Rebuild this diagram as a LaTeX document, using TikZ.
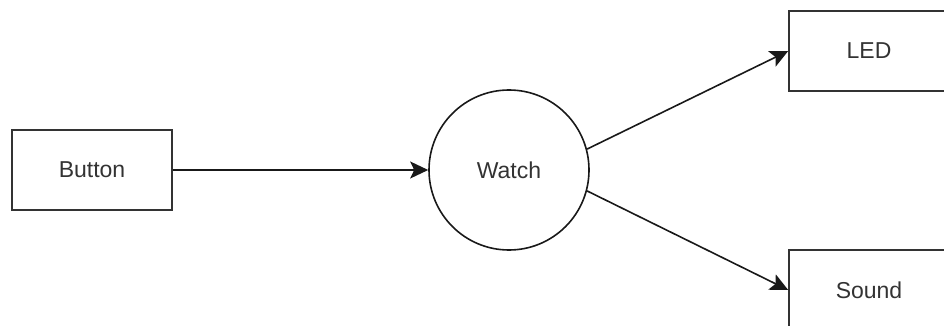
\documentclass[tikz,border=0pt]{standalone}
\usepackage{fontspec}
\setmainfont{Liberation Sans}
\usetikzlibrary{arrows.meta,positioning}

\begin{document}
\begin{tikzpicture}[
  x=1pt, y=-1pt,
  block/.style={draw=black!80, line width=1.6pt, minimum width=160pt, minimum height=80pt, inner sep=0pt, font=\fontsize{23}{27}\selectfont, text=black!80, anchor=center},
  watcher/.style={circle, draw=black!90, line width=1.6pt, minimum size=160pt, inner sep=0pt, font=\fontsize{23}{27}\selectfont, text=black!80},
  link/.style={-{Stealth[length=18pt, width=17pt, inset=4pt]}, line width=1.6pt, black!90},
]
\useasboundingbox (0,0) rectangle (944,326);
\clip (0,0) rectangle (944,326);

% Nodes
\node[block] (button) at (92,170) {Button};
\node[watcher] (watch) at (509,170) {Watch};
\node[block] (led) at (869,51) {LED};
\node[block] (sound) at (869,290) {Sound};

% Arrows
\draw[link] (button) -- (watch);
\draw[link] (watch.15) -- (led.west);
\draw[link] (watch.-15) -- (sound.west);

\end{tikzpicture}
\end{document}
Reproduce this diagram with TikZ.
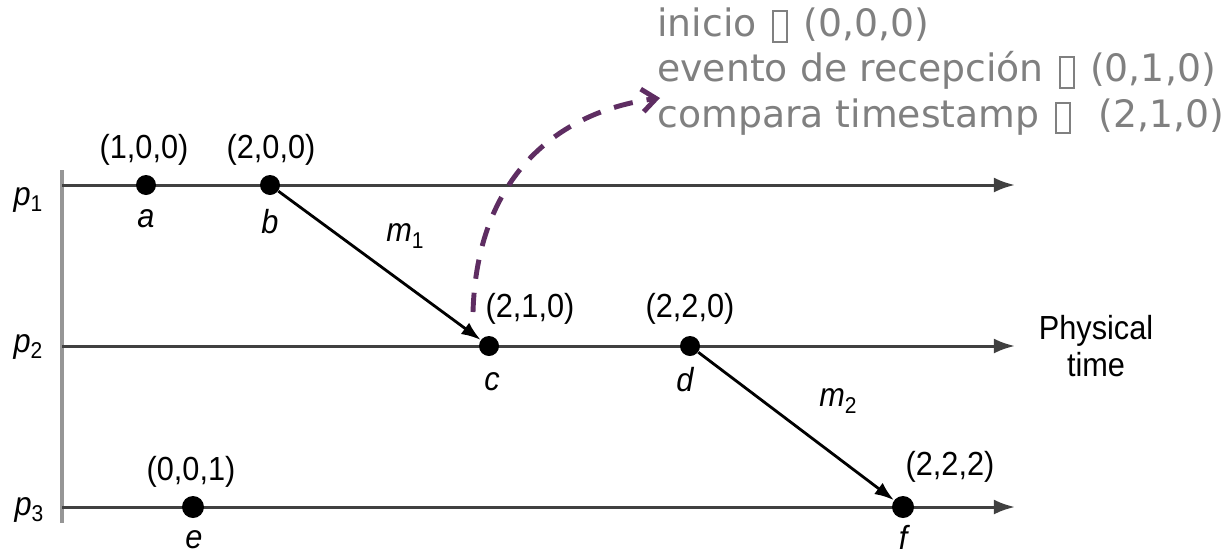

-=-=-=-=-

*TASK*
Exactly reproduce each record, leaving out any pictures.

*THE ANSWER*
Rebuild this diagram as a LaTeX document, using TikZ.
\documentclass[tikz,border=0pt]{standalone}
\usepackage{fontspec}
\setmainfont{Liberation Sans}
\usetikzlibrary{arrows.meta,positioning}

\begin{document}
\begin{tikzpicture}[
  x=1pt, y=-1pt,
  block/.style={draw=black!80, line width=1.6pt, minimum width=160pt, minimum height=80pt, inner sep=0pt, font=\fontsize{23}{27}\selectfont, text=black!80, anchor=center},
  watcher/.style={circle, draw=black!90, line width=1.6pt, minimum size=160pt, inner sep=0pt, font=\fontsize{23}{27}\selectfont, text=black!80},
  link/.style={-{Stealth[length=18pt, width=17pt, inset=4pt]}, line width=1.6pt, black!90},
]
\useasboundingbox (0,0) rectangle (944,326);
\clip (0,0) rectangle (944,326);

% Nodes
\node[block] (button) at (92,170) {Button};
\node[watcher] (watch) at (509,170) {Watch};
\node[block] (led) at (869,51) {LED};
\node[block] (sound) at (869,290) {Sound};

% Arrows
\draw[link] (button) -- (watch);
\draw[link] (watch.15) -- (led.west);
\draw[link] (watch.-15) -- (sound.west);

\end{tikzpicture}
\end{document}
Reproduce this diagram with TikZ.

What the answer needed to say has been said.